その背景にあるのが「China Plus One」戦略だ。俗に“プラスワン”とも呼ばれるこの考え方は、最近加速的にに先鋭化する中国の覇権追及に対し、巨大市場に成長した中国だけに投資を集中させる地政学上・ビジネス上のリスク分散の有効な方法として、先進各国と巨大グローバル企業によって強く意識されるようになった。人件費の増加によるオペレーションのコストアップ、共産党政府による規制統率が予測不能な現在の状況にあって、将来巨大市場となると考えられる民主主義国家としてのインドにはおのずと注目度が上がってくる。

意外と知られていないインド社会の様子

“インド”という国名を聞いて一般的な日本人の頭に真っ先に浮かぶのは、日本でもすっかり食文化に同化したカレー、ヒンドゥー教、ガンジス川などであろうか。
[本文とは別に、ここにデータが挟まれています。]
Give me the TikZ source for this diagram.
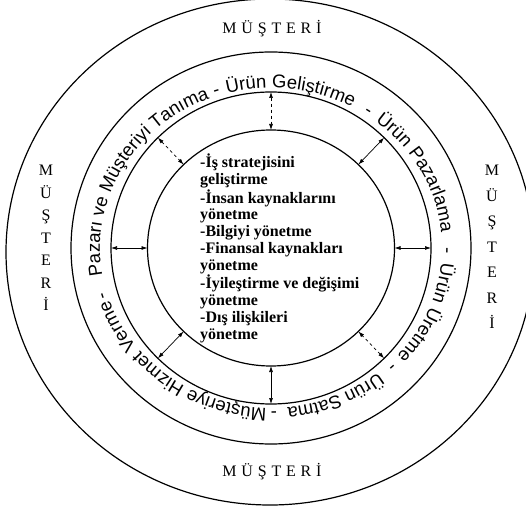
\documentclass[tikz,border=0pt]{standalone}
\usepackage{fontspec}
\setmainfont{Liberation Serif}
\newfontfamily\ringfont{Liberation Sans}
\newcommand\ringtext{\ringfont\fontsize{18.5}{18.5}\selectfont}
\usetikzlibrary{decorations.text,arrows.meta}
\tikzset{
  ring/.style={draw, line width=1.2pt},
  link/.style={<->, >={Latex[length=6pt,width=4pt]}, line width=0.7pt},
  side/.style={font=\fontsize{16}{#1}\selectfont, align=center, inner sep=0pt},
  client/.style={font=\fontsize{16}{16}\selectfont\addfontfeature{LetterSpace=30}},
}
\begin{document}
\begin{tikzpicture}[x=1pt,y=1pt]
\useasboundingbox (0,0) rectangle (526,506);
\coordinate (C) at (271,258);
\draw[ring] (270,254) ellipse [x radius=264, y radius=253];
\draw[ring] (C) ellipse [x radius=200, y radius=196];
\draw[ring] (C) ellipse [x radius=160, y radius=156];
\draw[ring] (C) ellipse [x radius=123.5, y radius=118];
% arrows between the two inner rings
\foreach \a in {0,45,...,315} {
  \coordinate (m\a) at ([shift={(\a:160 and 156)}]C);
  \coordinate (k\a) at ([shift={(\a:123.5 and 118)}]C);
}
\foreach \a in {0,45,180,225,270} \draw[link] (m\a) -- (k\a);
\foreach \a in {90,135,315} \draw[link, dashed] (m\a) -- (k\a);
% text round the ring
\foreach \a/\lbl in {151/{Pazarı ve Müşteriyi Tanıma}, 83/{Ürün Geliştirme}, 28/{Ürün Pazarlama},
    -23/{Ürün Üretme}, -67/{Ürün Satma}, -127/{Müşteriye Hizmet Verme},
    196/-, 109/-, 55/-, -1/-, -45/-, -89/-}
  \path[decorate, decoration={text along path, text align=center,
      text/.expanded={|\noexpand\ringtext|\lbl}}]
    ([shift={(\a+60:171 and 160)}]C) arc[start angle=\a+60, end angle=\a-60, x radius=171, y radius=160];
\node[client] (ctop) at (272,477) {MÜŞTERİ};
\node[client] (cbot) at (272,34) {MÜŞTERİ};
\node[side=22.5pt] (cleft) at (46,268) {M\\Ü\\Ş\\T\\E\\R\\İ};
\node[side=25.5pt] (cright) at (492,259) {M\\Ü\\Ş\\T\\E\\R\\İ};
\node[anchor=north west, inner sep=0pt, align=left, font=\bfseries\fontsize{16}{16.9}\selectfont] (tasks) at (200,352)
  {-İş stratejisini\\geliştirme\\-İnsan kaynaklarını\\yönetme\\-Bilgiyi yönetme\\-Finansal kaynakları\\yönetme\\-İyileştirme ve değişimi\\yönetme\\-Dış ilişkileri\\yönetme};
\end{tikzpicture}
\end{document}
しかし、欧米ビジネス界がインドに注目するのは、世界で中国と肩を並べる14億人とされる人口であろう(世界統計上は中国と同じだが、実際はそれ以上になっているという話もある)。その人口構成は、2020年時点の平均年齢は28.4歳と中国の38.4歳と比べて格段に若い(因みに日本は48.4歳)事もその将来性を充分にうかがわせる。しかも、一党独裁の中国と違って民主主義国家であり、英語の識字率が高い高学歴層がしっかり定着している。

「ゼロの発見」で日本の小学校の教科書にも登場するインドは数学、理工系に強い国民性のイメージが強い。確かに、私が半導体ビジネスでの経験で出会ったインド人たちは皆優秀で、成功への活力に満ちていた。しかし、実際にインドに行ってみるとその優秀なエリート達が躍起になって働いているビルの外側には、極端な貧富の差が明らかに感じられる地域も多くあり、その強烈なコントラストにカルチャーショックを受けた憶えがある。現在聴講しているある大学の「インド社会」の講義では、法律上は廃止されているカースト制度が現在も社会生活の多くの場面で厳然として存在している事や、これが民主国家かと問いたくなるような男女の不平等がある現実を知らされることとなった。

インドのこれから

米中の覇権争いが激化する中で、Modi首相が率いるアジアの巨大民主国家インドには、確かにまだ広く認識されていないビジネスポテンシャルがあるように思える。

米中がつばぜり合いを繰り広げる中、核保有国の1つでもあり宇宙開発にも実績を上げているインドは、技術覇権競争の中心にある半導体産業の自国強化によって、地政学上の重要拠点となる可能性を秘めている。